- Born: India
- Occupation: Novelist
- Known for: Urdu literature
- Awards: Padma Shri

= Saliha Abid Hussain =

Indian writer of Urdu literature

Saliha Abid Hussain (1913 - 1988) was an Indian writer of Urdu literature, considered by many to be one of the prominent writers of modern Urdu novels and children's literature.

==Early life==
Saliha was born as Misdaq Fatima in August 1913 in Panipat. Her father, Khwaja Gulamus Saqalain, was a reformist Islamic scholar, while her mother, Mushtaq Fatima, was a granddaughter of Altaf Hussain Hali.

== Career ==
She is the author of works such as Azra, Rekhta, Yadgaray hali Baat Cheet and Jane Walon ki Yad Ati Hai.
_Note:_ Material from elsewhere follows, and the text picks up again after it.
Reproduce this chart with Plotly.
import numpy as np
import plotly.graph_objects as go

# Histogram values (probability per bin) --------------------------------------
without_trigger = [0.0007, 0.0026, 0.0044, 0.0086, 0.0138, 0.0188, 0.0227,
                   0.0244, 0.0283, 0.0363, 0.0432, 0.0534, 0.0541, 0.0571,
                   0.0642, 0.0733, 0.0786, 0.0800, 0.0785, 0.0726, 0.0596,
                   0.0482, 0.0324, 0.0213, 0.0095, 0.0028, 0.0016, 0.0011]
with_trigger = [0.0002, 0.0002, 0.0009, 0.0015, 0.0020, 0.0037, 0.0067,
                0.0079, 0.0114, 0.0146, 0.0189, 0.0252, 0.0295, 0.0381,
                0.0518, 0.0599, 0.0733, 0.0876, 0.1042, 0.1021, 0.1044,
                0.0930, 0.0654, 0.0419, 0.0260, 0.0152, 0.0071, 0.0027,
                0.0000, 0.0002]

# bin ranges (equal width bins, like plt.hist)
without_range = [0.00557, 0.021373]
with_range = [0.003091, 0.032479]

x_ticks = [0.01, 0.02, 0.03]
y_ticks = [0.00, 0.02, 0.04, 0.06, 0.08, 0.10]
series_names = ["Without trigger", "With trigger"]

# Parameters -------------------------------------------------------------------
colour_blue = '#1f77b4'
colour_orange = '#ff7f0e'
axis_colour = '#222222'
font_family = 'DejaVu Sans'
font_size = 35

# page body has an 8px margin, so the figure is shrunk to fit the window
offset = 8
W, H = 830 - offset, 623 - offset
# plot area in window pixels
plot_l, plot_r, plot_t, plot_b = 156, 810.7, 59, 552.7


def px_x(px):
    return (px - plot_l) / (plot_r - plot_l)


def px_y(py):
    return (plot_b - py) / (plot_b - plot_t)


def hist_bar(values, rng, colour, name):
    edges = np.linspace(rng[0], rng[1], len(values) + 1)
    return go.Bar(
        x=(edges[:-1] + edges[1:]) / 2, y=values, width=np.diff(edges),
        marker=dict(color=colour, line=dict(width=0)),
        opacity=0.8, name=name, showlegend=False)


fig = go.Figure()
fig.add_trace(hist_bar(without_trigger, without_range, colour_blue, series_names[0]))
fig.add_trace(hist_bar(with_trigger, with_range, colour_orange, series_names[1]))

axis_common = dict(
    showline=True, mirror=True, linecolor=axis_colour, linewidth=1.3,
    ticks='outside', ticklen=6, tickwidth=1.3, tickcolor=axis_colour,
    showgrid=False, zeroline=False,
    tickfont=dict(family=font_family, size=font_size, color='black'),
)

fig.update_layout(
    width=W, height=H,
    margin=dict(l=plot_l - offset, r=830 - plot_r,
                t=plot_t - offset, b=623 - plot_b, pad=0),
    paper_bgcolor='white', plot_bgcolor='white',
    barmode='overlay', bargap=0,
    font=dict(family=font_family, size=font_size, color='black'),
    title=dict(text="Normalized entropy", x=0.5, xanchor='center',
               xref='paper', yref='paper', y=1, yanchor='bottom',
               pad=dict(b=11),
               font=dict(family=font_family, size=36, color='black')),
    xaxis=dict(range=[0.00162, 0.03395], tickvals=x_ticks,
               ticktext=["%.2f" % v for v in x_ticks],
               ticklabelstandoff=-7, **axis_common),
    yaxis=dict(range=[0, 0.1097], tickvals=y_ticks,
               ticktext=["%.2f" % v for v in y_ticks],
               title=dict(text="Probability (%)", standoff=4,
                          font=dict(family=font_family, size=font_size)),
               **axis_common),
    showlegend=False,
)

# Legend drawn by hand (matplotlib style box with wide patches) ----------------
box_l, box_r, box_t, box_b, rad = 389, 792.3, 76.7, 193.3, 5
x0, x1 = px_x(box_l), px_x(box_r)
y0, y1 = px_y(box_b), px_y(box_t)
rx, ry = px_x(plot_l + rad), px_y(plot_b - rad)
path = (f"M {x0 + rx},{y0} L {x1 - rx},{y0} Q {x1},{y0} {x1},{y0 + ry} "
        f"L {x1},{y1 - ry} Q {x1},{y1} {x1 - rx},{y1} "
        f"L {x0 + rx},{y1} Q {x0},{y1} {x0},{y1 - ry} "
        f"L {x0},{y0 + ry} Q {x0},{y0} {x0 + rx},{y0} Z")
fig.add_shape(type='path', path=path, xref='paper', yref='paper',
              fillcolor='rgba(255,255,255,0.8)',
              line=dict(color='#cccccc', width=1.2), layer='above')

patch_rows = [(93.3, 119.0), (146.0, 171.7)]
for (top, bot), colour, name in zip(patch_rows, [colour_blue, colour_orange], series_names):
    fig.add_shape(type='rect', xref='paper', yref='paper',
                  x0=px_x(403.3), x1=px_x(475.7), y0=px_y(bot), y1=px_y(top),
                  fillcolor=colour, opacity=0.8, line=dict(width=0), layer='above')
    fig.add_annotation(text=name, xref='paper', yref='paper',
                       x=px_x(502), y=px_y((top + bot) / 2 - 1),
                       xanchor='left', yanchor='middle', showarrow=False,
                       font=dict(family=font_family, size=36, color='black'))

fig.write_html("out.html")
The Government of India awarded her the fourth highest Indian civilian honour of Padma Shri in 1983. Her life has been documented in a biography, Saliha Abid Hussain, written by Sughra Mehdi and published in 1993.

Her writing covered many subjects, including women's rights, and according to her niece Dr Sayeda Hameed, who curated the exhibition Pathbreakers: The 20th Century Muslim Women of India at the Bangalore International Centre in 2020, "She spoke out against Triple Talaq and other subjects fearlessly."